In the Latin Catholic Church, the post of archdeacon, originally an ordained deacon (rather than a priest), was once one of great importance as a senior official of a diocese. The duties are now performed by officials such as auxiliary or coadjutor bishops, the vicar general, and the episcopal vicars. The title remains.
The term "archdeacon" appears for the first time in Optatus of Mileve's history of Donatism of about 370, in which he applies it to someone who lived at the beginning of that century. From the office of the diaconus episcopi, a deacon whom the bishop selected to administer the church's finances under the bishop's personal direction, the office of archdeacon gradually developed, as certain functions were reserved to him by law. These functions included not only financial administration but also the discipline of the clergy, and examination of candidates for priesthood. From the 8th century, there was in the West a further development of the authority of the archdeacon, who now enjoyed a jurisdiction independent of the bishop.

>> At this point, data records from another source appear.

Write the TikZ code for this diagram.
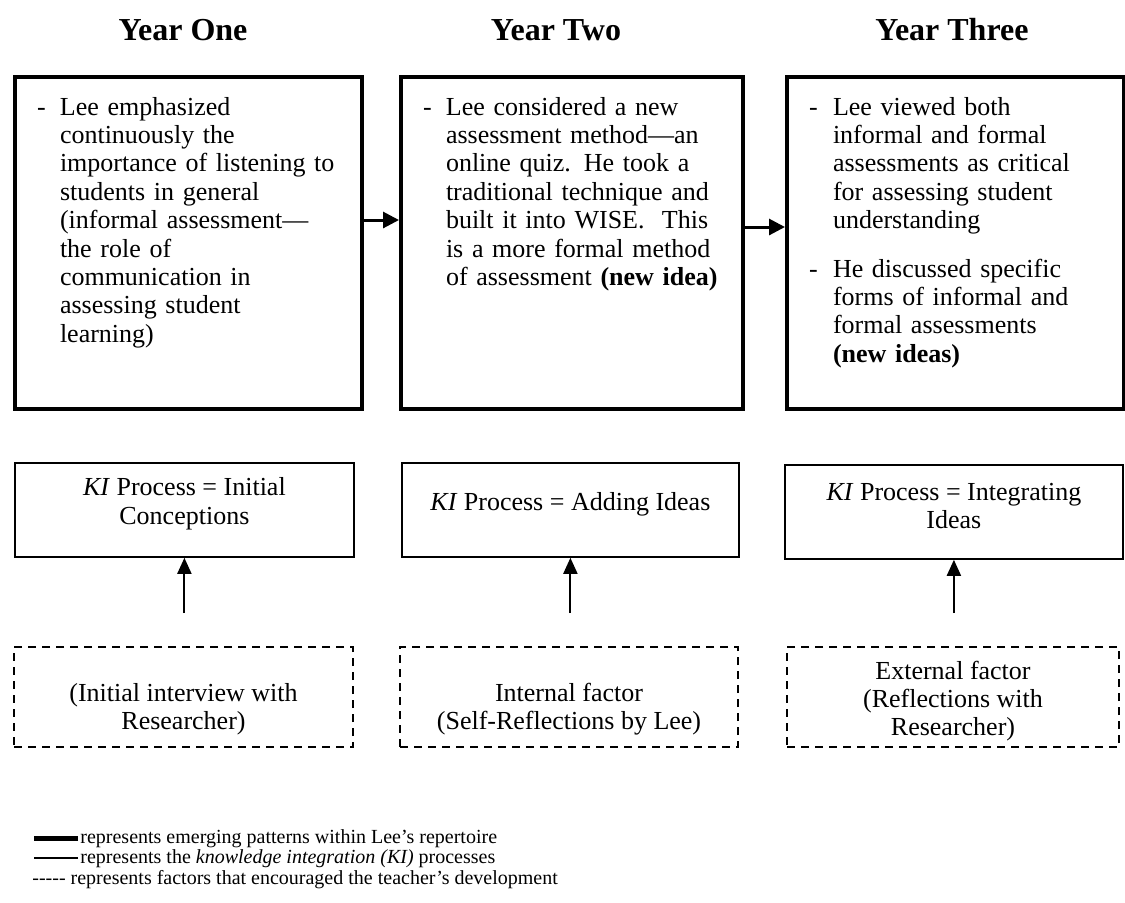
\documentclass[tikz,border=0pt]{standalone}
\usepackage{fontspec}
\setmainfont{Liberation Serif}
\usetikzlibrary{arrows.meta, positioning}

% centred text block, moved down by half of #1
\newcommand{\shifttext}[2]{\parbox[c][40pt][c]{160pt}{\centering\vspace*{#1}#2}}

\tikzset{
  yeartitle/.style={font=\fontsize{16pt}{18pt}\selectfont\bfseries},
  yearbox/.style={draw, line width=2pt, anchor=north west, align=left,
                  inner xsep=11pt, inner ysep=9pt, text height=10pt, text depth=138pt},
  kibox/.style={draw, line width=0.9pt, anchor=north west, align=center,
                minimum height=47pt, inner sep=2pt},
  factorbox/.style={draw, line width=1pt, dash pattern=on 4pt off 3pt,
                    anchor=north west, align=center, minimum height=50pt, inner sep=2pt},
  flow/.style={-{Triangle[length=8pt,width=8pt]}, line width=1.5pt},
  lift/.style={-{Triangle[length=8pt,width=7pt]}, line width=1pt},
  legendtext/.style={anchor=base west, inner sep=0pt, font=\fontsize{10pt}{10.5pt}\selectfont},
}

\begin{document}
\begin{tikzpicture}[x=0.5pt, y=-0.5pt, font=\fontsize{13pt}{14.2pt}\selectfont]
\useasboundingbox (0,0) rectangle (1125,902);

% year headings
\node[yeartitle] (year1) at (183,30) {Year One};
\node[yeartitle] (year2) at (556,30) {Year Two};
\node[yeartitle] (year3) at (952,30) {Year Three};

% emerging patterns
\node[yearbox, text width=151.5pt] (pattern1) at (13,75) {%
  \begin{tabular}[t]{@{}p{11.5pt}@{}l@{}}
  - & Lee emphasized\\
    & continuously the\\
    & importance of listening to\\
    & students in general\\
    & (informal assessment---\\
    & the role of\\
    & communication in\\
    & assessing student\\
    & learning)
  \end{tabular}};
\node[yearbox, text width=149pt] (pattern2) at (399,75) {%
  \begin{tabular}[t]{@{}p{11.5pt}@{}l@{}}
  - & Lee considered a new\\
    & assessment method---an\\
    & online quiz. He took a\\
    & traditional technique and\\
    & built it into WISE.\ \ This\\
    & is a more formal method\\
    & of assessment \textbf{(new idea)}
  \end{tabular}};
\node[yearbox, text width=146.5pt] (pattern3) at (785,75) {%
  \begin{tabular}[t]{@{}p{12pt}@{}l@{}}
  - & Lee viewed both\\
    & informal and formal\\
    & assessments as critical\\
    & for assessing student\\
    & understanding\\[10pt]
  - & He discussed specific\\
    & forms of informal and\\
    & formal assessments\\
    & \textbf{(new ideas)}
  \end{tabular}};

\draw[flow] ([yshift=-72.5pt]pattern1.north east) -- ([yshift=-72.5pt]pattern2.north west);
\draw[flow] ([yshift=-76pt]pattern2.north east) -- ([yshift=-76pt]pattern3.north west);

% KI processes
\node[kibox, minimum width=169.5pt] (ki1) at (14,462) {\shifttext{-6pt}{\textit{KI} Process = Initial\\Conceptions}};
\node[kibox, minimum width=168.5pt] (ki2) at (401,462) {\shifttext{-6pt}{\textit{KI} Process = Adding Ideas}};
\node[kibox, minimum width=169pt] (ki3) at (784,464) {\shifttext{-6pt}{\textit{KI} Process = Integrating\\Ideas}};

% factors
\node[factorbox, minimum width=169.5pt] (factor1) at (13,646) {\shifttext{12pt}{(Initial interview with\\Researcher)}};
\node[factorbox, minimum width=169pt] (factor2) at (399,646) {\shifttext{12pt}{Internal factor\\(Self-Reflections by Lee)}};
\node[factorbox, minimum width=166pt] (factor3) at (786,646) {\shifttext{4pt}{External factor\\(Reflections with\\Researcher)}};

\draw[lift] ([yshift=16.5pt]factor1.north -| ki1.south) -- (ki1.south);
\draw[lift] ([yshift=16.5pt]factor2.north -| ki2.south) -- (ki2.south);
\draw[lift] ([yshift=16.5pt]factor3.north -| ki3.south) -- (ki3.south);

% legend
\node[legendtext] (legend1) at (80,843) {represents emerging patterns within Lee's repertoire};
\node[legendtext] (legend2) at (80,863) {represents the \textit{knowledge integration (KI)} processes};
\node[legendtext] (legend3) at (32,884) {-{}-{}-{}-{}- represents factors that encouraged the teacher's development};
\draw[line width=2.5pt] ([xshift=-1pt]legend1.west) -- ++(-22pt,0);
\draw[line width=1pt] ([xshift=-1pt]legend2.west) -- ++(-22pt,0);
\end{tikzpicture}
\end{document}
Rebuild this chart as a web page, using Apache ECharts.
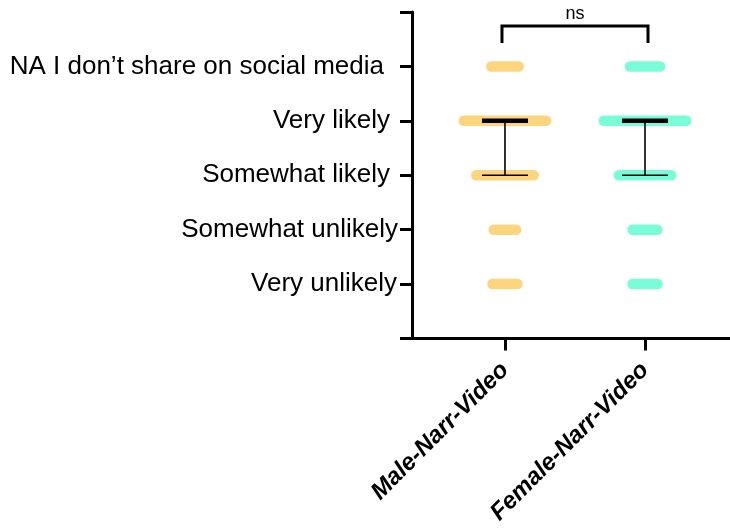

Large dioceses had several archdeaconries, in each of which the archdeacon (usually by now a priest), had an authority comparable to that of the bishop. He was often appointed not by the bishop but by the cathedral chapter or the king. However, from the 13th century, efforts were made to limit their authority. This was effected in part by the institution of the new office of vicar general. In 1553, the Council of Trent removed entirely the independent powers of archdeacons. Those who had been in charge of different parts of the diocese gradually ceased to be appointed. Only the archdeacon associated with the cathedral chapter continued to exist as an empty title, with duties almost entirely limited to liturgical functions.
The title of archdeacon is still conferred on a canon of various cathedral chapters, and the word "archdeacon" has been defined in relation to the Latin Catholic Church as "a title of honour conferred only on a member of a cathedral chapter".
However, Eastern Catholic Churches still utilize archdeacons.